Balloonists End World Trek Touch Down, With Flight Records, In Burma After China Impasse

Associated Press

The hot air balloon Breitling Orbiter 2, which abandoned its round-the-world attempt but set two other flying records, landed safely Saturday morning in Burma.

The balloon touched down about 9:26 a.m. at the village of Okpo, about 90 miles north of Burmese capital Rangoon, officials said.

The landing took place in a rice paddy about a mile from a main road, they said.

The crew of the Breitling Orbiter 2 set a record for the longest nonstop, unrefueled flight Friday as their balloon floated toward Burma from India, the final leg of its journey from the Swiss Alps.

The team’s bid to be the first to circle the world was abandoned Wednesday because China initially refused to let the balloon enter its airspace.

“For us the goal was really to fly around the world, but it is great to get a second world record,” spokesman Gerard Sermier said.
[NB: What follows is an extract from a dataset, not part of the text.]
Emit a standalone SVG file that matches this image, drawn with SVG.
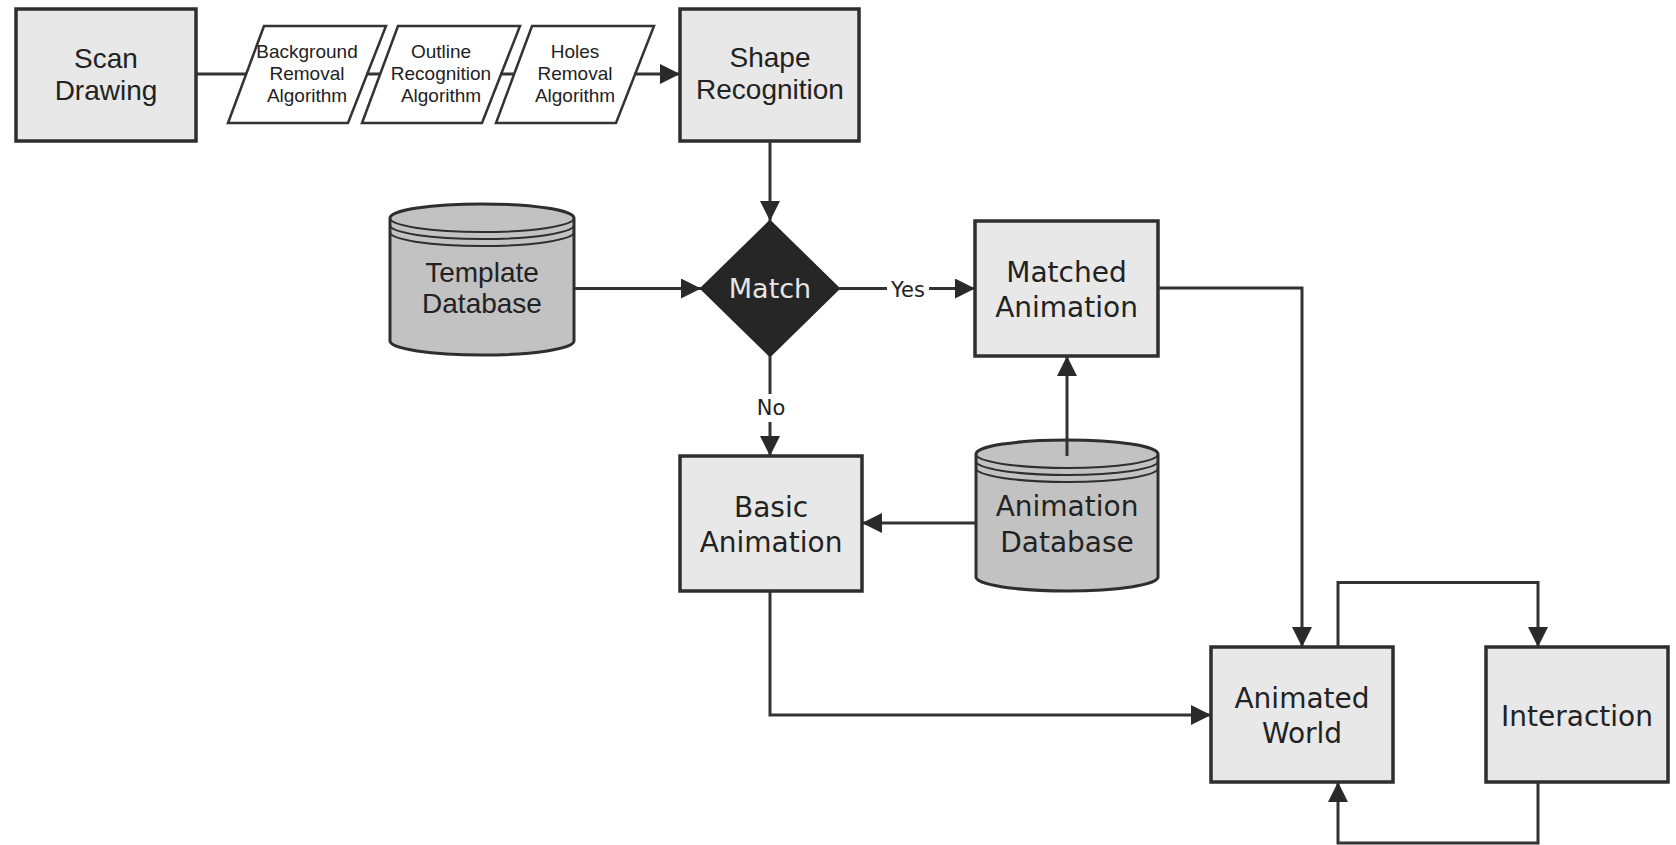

China belatedly gave the team the go-ahead Thursday to fly through its airspace, but by then the balloon had already changed course, missing its chance to pick up the jet-stream winds needed to propel it across the Pacific.

From Burma, Swiss pilot Bertrand Piccard, Belgium’s Wim Verstraeten and Andy Elson of Britain were to be flown Sunday to Geneva for a celebration party.

Burma, a security-conscious country that only began slowly opening to the outside world 10 years ago, gave the crew the go-ahead to land on Thursday.

The balloon took off Jan. 28 from Chateau d’Oex in Switzerland. On Tuesday, six days after departure, the Breitling team broke the world record for the longest time spent in the air by a balloon. That record was set last year by U.S. balloonist Steve Fossett.

By Thursday afternoon, the balloon had traveled 4,730 miles, a spokeswoman said.

The team’s new world record bests the December 1986 feat of Americans Dick Rutan and Jeana Yeager, who circled the world in nine days and four minutes in the experimental twin-engine light plane Voyager.

Fossett’s world balloon distance record - 10,000 miles - remains intact.